TASK OBJECTIVE:
Reproduce, exactly and in full, the lines from the one with "Give me the Plotly source for this chart." through the one with "0.1067, 0.1031, 0.0989]" in the data below; drop pictures.

THE RECORDS:
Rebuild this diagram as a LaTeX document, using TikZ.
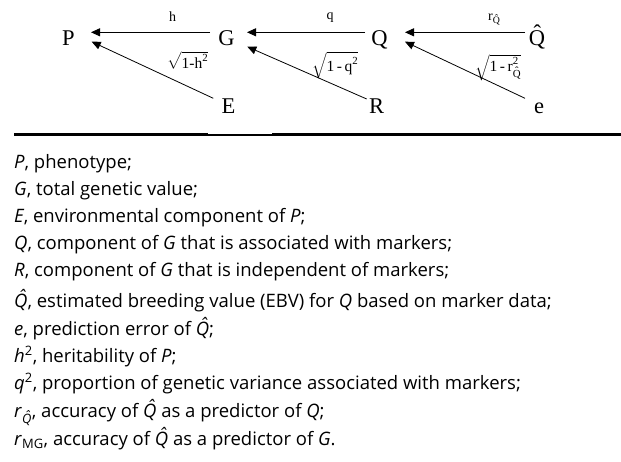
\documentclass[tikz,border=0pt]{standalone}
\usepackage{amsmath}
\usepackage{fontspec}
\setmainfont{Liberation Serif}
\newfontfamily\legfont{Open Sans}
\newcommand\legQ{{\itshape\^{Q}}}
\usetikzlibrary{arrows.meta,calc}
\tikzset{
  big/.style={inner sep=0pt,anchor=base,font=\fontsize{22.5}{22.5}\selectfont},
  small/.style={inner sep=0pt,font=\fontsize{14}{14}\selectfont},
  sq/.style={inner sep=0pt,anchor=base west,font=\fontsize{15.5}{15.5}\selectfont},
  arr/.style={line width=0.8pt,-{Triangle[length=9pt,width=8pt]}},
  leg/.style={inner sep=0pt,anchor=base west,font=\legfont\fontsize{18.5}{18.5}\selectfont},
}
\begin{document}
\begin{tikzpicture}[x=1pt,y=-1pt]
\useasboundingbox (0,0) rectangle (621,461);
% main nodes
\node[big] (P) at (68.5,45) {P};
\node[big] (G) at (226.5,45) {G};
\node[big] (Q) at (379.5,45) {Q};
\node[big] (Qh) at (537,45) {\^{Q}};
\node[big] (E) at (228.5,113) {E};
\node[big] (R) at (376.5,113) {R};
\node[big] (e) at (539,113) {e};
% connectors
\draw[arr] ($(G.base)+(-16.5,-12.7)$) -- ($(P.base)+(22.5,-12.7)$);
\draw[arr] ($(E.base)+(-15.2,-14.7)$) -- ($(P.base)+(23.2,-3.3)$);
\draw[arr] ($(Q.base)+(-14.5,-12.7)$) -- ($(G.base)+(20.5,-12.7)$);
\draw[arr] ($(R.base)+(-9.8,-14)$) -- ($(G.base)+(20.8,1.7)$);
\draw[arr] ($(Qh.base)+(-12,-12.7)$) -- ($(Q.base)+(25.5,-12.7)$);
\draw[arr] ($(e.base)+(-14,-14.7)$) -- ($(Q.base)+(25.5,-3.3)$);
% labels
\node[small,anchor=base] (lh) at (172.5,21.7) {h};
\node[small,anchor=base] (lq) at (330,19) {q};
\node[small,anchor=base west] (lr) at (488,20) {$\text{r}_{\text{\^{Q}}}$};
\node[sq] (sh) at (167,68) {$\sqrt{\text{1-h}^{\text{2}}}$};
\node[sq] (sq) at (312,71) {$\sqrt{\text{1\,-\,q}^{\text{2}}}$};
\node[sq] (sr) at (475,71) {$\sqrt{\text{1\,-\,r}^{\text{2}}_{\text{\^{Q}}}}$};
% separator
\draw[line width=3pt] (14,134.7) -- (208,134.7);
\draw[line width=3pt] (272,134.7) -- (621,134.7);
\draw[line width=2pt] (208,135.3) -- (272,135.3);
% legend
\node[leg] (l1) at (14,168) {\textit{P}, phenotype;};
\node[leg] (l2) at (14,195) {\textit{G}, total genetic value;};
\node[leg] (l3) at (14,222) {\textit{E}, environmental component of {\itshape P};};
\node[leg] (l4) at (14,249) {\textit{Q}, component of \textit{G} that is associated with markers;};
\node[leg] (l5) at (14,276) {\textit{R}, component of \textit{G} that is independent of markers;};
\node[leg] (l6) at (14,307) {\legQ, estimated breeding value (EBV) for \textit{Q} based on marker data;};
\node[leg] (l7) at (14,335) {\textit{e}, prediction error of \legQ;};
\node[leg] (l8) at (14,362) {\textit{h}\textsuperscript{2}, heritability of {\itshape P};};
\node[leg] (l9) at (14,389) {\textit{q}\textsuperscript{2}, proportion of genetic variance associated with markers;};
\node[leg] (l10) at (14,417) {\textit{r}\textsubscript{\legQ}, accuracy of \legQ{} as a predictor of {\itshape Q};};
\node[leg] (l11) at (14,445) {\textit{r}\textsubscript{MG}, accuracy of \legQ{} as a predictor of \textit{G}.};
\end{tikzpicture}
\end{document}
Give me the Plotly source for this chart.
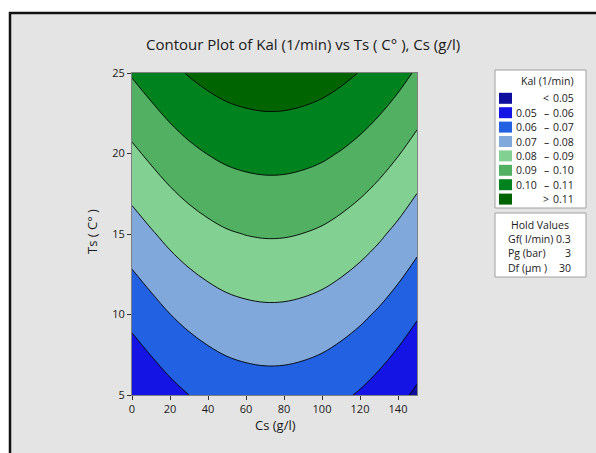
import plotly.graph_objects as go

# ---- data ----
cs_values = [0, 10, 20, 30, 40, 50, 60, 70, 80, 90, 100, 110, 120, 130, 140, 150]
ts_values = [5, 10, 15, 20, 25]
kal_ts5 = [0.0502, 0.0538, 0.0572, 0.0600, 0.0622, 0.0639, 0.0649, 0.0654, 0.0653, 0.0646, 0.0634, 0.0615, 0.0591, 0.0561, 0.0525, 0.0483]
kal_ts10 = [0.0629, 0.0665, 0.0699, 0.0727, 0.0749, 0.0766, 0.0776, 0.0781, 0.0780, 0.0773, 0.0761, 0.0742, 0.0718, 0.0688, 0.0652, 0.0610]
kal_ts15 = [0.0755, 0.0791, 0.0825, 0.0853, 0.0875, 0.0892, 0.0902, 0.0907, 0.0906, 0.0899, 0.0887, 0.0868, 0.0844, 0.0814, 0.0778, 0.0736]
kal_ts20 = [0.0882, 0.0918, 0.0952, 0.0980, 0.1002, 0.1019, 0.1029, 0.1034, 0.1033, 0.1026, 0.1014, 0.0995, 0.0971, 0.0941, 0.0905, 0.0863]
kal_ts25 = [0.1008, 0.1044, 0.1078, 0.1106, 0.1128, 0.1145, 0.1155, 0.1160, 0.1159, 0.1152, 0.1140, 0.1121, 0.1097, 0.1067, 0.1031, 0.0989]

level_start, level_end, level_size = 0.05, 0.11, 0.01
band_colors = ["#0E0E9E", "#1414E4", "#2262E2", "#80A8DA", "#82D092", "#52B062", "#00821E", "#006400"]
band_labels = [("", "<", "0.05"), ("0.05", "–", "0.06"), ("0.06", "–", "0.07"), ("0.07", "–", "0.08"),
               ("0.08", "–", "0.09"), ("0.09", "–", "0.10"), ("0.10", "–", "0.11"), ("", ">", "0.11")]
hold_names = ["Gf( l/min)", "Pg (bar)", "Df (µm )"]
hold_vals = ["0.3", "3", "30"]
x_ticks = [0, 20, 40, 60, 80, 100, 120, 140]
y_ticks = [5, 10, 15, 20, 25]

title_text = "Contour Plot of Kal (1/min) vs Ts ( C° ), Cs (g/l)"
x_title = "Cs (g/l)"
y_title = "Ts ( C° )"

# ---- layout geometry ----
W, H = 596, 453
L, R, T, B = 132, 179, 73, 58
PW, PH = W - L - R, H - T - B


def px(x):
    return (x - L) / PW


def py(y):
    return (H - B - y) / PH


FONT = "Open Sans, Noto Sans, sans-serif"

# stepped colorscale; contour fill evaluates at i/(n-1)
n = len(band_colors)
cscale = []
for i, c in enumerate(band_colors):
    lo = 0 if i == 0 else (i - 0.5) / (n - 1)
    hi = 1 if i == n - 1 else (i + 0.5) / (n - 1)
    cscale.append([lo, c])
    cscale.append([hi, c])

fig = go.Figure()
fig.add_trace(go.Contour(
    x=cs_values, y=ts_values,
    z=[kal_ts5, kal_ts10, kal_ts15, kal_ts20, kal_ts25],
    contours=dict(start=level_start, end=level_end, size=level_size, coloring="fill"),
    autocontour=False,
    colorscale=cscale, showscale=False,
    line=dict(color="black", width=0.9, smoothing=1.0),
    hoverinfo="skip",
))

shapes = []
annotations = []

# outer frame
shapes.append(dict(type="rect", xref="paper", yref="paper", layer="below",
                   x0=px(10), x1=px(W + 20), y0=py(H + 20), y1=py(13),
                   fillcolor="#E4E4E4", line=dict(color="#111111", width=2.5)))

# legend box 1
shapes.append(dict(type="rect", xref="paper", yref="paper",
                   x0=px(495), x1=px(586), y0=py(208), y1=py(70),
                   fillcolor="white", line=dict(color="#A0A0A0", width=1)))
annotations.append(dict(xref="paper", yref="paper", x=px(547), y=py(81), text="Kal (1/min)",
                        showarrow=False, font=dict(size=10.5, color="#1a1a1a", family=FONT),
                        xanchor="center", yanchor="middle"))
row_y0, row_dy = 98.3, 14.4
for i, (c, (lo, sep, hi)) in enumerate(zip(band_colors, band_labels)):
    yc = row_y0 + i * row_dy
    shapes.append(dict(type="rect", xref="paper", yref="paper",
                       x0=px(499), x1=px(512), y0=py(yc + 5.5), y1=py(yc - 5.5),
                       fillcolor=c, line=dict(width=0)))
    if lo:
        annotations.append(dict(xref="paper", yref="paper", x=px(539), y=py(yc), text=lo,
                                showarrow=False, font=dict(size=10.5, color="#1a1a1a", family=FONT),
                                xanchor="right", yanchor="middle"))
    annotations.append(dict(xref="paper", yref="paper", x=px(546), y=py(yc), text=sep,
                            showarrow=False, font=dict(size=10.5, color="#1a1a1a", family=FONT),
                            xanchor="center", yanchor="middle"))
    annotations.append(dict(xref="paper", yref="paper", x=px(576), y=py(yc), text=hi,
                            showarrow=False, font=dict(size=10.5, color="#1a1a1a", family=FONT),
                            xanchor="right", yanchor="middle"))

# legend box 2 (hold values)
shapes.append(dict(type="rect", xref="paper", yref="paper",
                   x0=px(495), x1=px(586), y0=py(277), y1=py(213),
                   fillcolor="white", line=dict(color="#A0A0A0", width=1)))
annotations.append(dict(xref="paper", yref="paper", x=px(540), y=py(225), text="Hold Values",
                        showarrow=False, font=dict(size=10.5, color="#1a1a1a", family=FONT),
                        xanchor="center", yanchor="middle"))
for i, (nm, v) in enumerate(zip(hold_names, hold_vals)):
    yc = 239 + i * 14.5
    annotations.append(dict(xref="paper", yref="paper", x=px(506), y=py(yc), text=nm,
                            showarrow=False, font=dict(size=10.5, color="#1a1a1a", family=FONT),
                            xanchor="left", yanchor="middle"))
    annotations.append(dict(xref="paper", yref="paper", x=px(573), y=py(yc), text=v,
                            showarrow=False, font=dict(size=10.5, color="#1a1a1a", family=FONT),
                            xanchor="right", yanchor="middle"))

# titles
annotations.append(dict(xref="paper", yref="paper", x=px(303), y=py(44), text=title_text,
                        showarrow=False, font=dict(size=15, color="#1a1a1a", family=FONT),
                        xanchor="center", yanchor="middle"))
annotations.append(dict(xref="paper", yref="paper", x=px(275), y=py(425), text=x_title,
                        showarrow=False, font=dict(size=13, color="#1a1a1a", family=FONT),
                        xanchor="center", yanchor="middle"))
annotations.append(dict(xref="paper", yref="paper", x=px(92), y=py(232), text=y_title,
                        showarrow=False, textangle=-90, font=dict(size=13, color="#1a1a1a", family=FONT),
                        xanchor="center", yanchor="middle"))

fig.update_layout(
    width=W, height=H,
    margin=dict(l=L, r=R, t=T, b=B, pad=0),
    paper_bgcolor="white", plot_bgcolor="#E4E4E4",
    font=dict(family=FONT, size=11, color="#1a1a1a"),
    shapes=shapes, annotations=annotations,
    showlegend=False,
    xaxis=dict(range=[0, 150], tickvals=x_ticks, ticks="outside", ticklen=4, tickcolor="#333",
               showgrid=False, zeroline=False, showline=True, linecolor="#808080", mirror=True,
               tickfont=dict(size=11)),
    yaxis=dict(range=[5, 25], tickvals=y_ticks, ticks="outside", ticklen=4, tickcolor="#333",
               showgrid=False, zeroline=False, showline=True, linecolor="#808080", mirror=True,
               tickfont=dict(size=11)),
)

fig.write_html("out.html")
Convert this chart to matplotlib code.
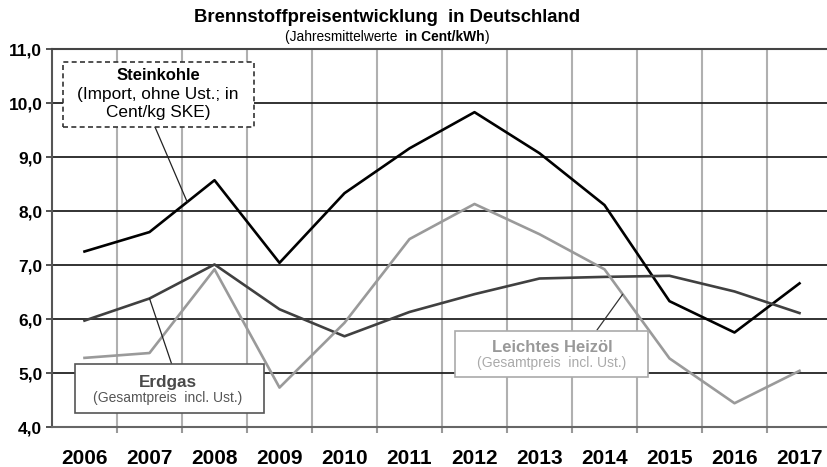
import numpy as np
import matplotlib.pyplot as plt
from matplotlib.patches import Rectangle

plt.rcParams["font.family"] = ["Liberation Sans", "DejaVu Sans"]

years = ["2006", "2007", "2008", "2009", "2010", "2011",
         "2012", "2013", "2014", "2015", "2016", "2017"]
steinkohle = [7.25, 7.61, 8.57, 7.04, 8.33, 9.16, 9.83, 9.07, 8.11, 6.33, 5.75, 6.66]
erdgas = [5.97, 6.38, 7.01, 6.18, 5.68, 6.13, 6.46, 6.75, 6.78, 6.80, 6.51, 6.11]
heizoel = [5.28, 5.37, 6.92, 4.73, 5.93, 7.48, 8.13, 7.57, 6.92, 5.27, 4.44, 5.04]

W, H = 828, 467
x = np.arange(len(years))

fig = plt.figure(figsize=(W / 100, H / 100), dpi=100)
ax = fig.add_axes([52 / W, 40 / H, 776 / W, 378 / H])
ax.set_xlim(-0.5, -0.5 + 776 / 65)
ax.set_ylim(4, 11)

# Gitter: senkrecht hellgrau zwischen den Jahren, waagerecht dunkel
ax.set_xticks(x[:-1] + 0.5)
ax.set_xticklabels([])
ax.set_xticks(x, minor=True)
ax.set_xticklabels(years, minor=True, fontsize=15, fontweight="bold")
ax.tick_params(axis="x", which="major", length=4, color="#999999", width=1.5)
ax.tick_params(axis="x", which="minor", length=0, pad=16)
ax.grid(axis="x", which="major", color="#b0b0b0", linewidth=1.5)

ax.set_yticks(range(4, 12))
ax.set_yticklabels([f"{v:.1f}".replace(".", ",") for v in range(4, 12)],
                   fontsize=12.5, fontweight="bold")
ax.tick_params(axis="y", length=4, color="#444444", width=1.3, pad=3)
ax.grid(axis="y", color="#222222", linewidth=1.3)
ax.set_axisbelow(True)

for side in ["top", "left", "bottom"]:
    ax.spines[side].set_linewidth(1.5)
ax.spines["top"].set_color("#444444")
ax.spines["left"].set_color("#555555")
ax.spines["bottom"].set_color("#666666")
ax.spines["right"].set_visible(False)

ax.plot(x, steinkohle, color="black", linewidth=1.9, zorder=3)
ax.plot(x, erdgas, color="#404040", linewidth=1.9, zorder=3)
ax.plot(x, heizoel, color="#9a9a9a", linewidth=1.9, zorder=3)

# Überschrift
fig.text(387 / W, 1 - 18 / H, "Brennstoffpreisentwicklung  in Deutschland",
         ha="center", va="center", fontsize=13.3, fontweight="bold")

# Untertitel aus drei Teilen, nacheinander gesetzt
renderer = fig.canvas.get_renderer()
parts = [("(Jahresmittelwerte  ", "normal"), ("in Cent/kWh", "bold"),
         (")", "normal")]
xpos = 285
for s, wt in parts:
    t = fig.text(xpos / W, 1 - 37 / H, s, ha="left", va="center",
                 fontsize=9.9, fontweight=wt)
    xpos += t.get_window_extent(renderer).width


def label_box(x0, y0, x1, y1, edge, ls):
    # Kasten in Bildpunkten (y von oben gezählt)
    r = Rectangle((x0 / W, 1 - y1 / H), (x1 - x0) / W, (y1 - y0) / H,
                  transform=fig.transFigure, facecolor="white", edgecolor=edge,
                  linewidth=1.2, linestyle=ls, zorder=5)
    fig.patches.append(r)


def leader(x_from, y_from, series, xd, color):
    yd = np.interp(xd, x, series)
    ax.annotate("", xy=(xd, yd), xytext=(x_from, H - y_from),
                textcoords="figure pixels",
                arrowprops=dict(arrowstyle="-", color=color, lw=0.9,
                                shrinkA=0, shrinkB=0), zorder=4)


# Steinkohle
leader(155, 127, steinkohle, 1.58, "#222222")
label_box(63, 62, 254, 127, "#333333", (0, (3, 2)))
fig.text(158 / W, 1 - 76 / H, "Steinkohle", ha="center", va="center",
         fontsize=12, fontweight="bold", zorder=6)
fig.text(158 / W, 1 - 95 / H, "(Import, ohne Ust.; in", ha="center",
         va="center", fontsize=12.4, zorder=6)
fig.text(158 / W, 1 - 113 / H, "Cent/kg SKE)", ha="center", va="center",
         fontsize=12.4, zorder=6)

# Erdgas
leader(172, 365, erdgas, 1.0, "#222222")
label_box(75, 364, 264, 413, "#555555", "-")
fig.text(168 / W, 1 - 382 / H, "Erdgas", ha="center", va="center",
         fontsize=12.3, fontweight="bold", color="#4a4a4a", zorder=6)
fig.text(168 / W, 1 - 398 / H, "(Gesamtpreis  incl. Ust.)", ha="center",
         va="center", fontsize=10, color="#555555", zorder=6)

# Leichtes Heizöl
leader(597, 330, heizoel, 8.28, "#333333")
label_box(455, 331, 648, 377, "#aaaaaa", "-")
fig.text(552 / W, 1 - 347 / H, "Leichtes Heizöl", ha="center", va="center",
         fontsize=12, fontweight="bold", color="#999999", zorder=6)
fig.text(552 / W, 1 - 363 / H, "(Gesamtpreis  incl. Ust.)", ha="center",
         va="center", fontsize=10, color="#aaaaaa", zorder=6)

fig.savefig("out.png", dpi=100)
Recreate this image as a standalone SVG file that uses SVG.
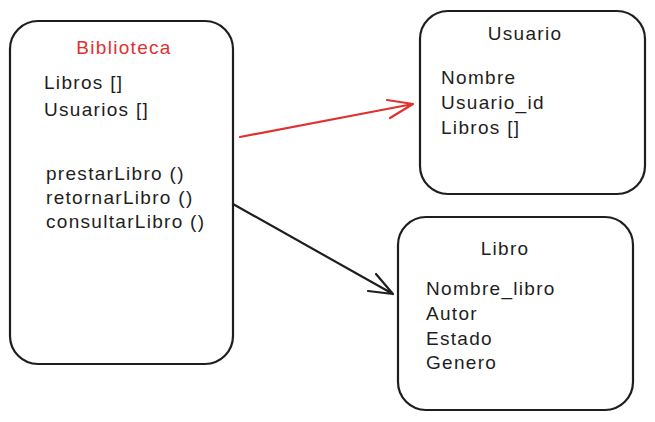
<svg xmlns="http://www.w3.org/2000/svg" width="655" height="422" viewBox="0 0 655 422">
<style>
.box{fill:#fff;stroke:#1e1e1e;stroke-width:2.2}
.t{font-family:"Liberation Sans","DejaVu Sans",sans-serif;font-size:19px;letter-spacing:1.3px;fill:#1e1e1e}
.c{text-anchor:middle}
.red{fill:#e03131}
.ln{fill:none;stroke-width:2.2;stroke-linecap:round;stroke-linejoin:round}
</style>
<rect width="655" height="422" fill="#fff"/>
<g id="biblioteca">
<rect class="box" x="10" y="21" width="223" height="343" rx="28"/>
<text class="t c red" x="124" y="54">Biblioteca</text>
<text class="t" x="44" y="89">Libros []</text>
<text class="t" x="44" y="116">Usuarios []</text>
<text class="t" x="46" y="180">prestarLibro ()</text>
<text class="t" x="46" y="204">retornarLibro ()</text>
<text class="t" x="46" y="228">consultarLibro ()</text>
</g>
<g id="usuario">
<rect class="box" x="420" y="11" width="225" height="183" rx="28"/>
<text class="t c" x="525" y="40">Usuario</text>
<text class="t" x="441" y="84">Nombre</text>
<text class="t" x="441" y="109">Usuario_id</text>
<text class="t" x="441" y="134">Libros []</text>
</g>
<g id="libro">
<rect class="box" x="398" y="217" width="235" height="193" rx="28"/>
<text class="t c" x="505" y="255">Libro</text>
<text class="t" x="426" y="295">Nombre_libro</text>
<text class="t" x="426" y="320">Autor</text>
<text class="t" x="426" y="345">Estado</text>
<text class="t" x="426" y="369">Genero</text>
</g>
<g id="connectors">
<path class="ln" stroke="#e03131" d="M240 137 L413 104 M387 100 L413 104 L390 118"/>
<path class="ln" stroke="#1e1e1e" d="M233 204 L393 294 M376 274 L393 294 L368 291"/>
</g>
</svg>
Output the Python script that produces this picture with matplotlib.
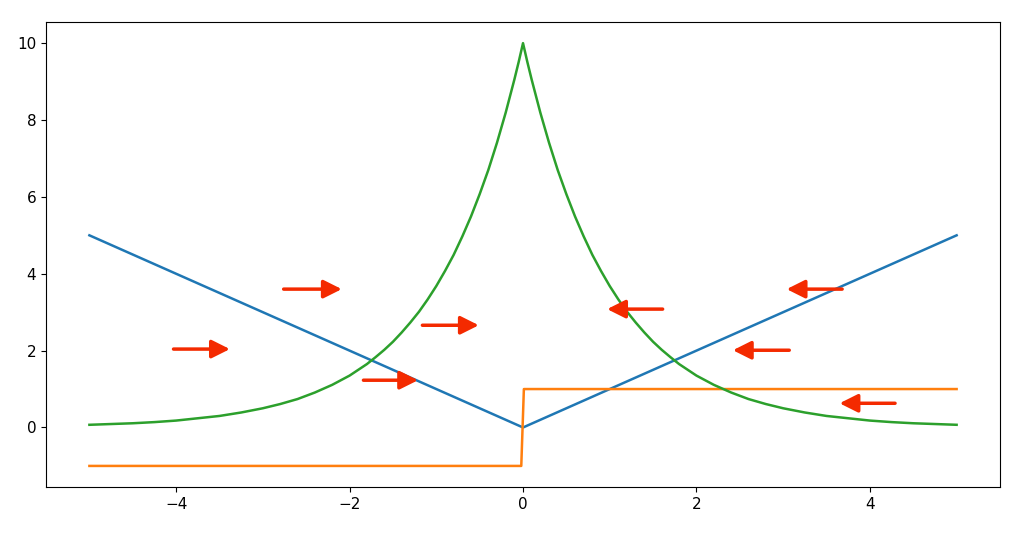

EXERCISE OUTPUT:
Give me the Plotly source for this chart.
import plotly.graph_objects as go

# ---- data ----
cs_values = [0, 10, 20, 30, 40, 50, 60, 70, 80, 90, 100, 110, 120, 130, 140, 150]
ts_values = [5, 10, 15, 20, 25]
kal_ts5 = [0.0502, 0.0538, 0.0572, 0.0600, 0.0622, 0.0639, 0.0649, 0.0654, 0.0653, 0.0646, 0.0634, 0.0615, 0.0591, 0.0561, 0.0525, 0.0483]
kal_ts10 = [0.0629, 0.0665, 0.0699, 0.0727, 0.0749, 0.0766, 0.0776, 0.0781, 0.0780, 0.0773, 0.0761, 0.0742, 0.0718, 0.0688, 0.0652, 0.0610]
kal_ts15 = [0.0755, 0.0791, 0.0825, 0.0853, 0.0875, 0.0892, 0.0902, 0.0907, 0.0906, 0.0899, 0.0887, 0.0868, 0.0844, 0.0814, 0.0778, 0.0736]
kal_ts20 = [0.0882, 0.0918, 0.0952, 0.0980, 0.1002, 0.1019, 0.1029, 0.1034, 0.1033, 0.1026, 0.1014, 0.0995, 0.0971, 0.0941, 0.0905, 0.0863]
kal_ts25 = [0.1008, 0.1044, 0.1078, 0.1106, 0.1128, 0.1145, 0.1155, 0.1160, 0.1159, 0.1152, 0.1140, 0.1121, 0.1097, 0.1067, 0.1031, 0.0989]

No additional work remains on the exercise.